Going back to work after any loss is always hard. I know this only too well after what just feels like a long string of losses over the past decade.
You know you look like crap because you spent the long weekend alternating between tears and and quiet denial.
Staring at the huge empty cage in the corner magnifies the emptiness.
You need to get away from the house because it’s too quiet, but you don’t really want to interact with people because you don’t want to have the conversation.
“Hey, you ok?”
“Well no, not really”
“Oh gosh, I’m so sorry to hear about…….”
That one is always the worst.
….and so on.
It’s awkward, and uncomfortable, and you just don’t want to fall apart in front of someone, because then it’s even more awkward and uncomfortable.
I’m grateful to have two places to work from, and to be able to choose the less “people’y” one today because it’s an emotionally …’safer’…space when feeling waves of grief that are unpredictable.
Work is a distraction, for the most part.

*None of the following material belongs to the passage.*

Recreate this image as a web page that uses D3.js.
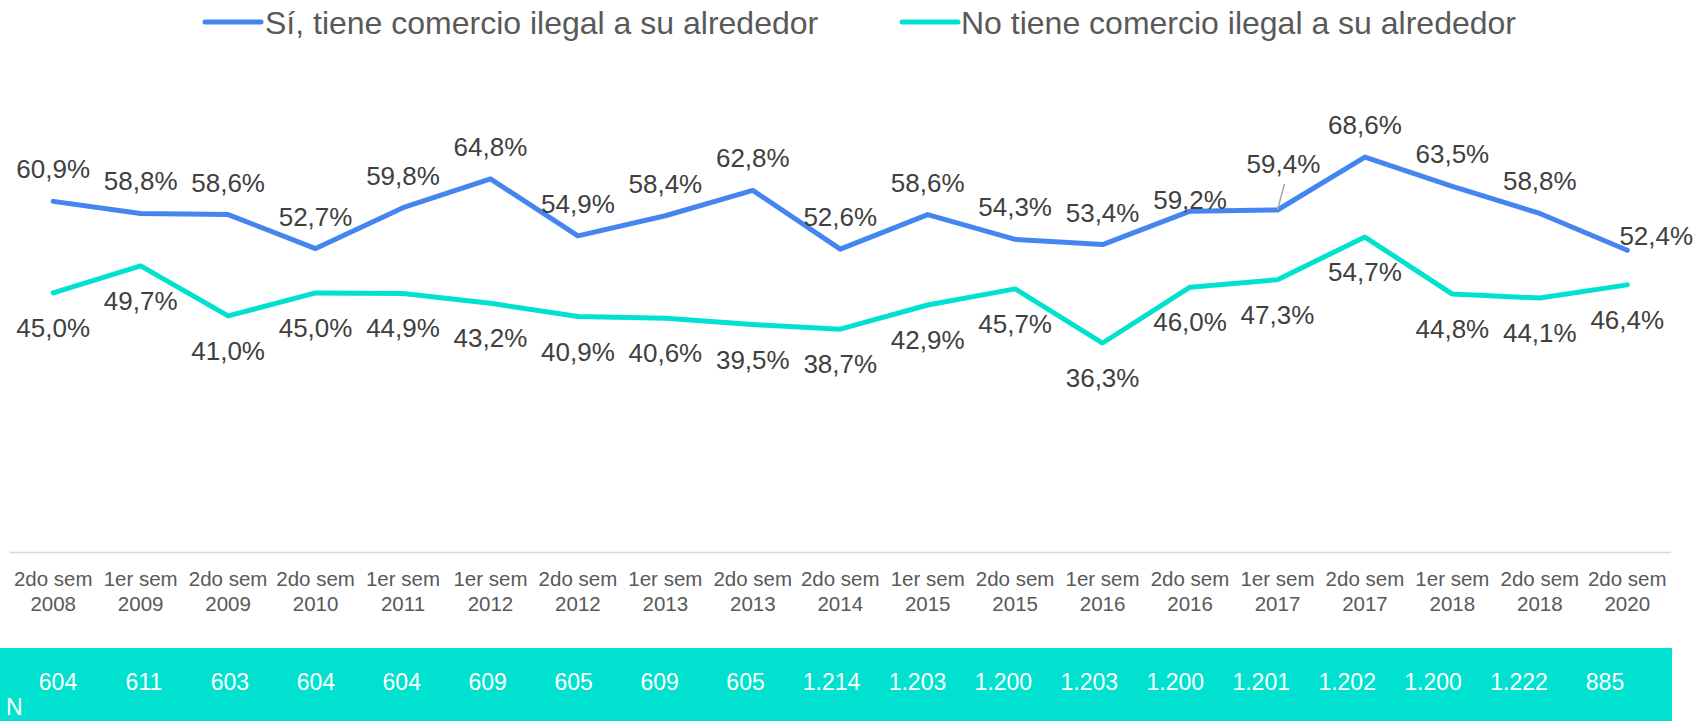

It’s hard that life just ticks back to normal for everything and everyone around you, but it’s anything but normal inside your heart.
You feel disjointed, disconnected.
It’s funny that a safe place to work this week probably doesn’t look all that safe to some people though….an office on a river immediately below a dam.
I can’t quite put my finger on ‘why’ I feel more comfortable down here than at the office downtown, particularly when I am not in an upbeat mood, but I always have.
I appreciate the people that work here. Maybe it’s just that I feel like I can just be “me” here, without any pretences or unrealistic expectations. I can be productive while kind of hiding out.
It’s a good place to work under any circumstances, but particularly so while working through things.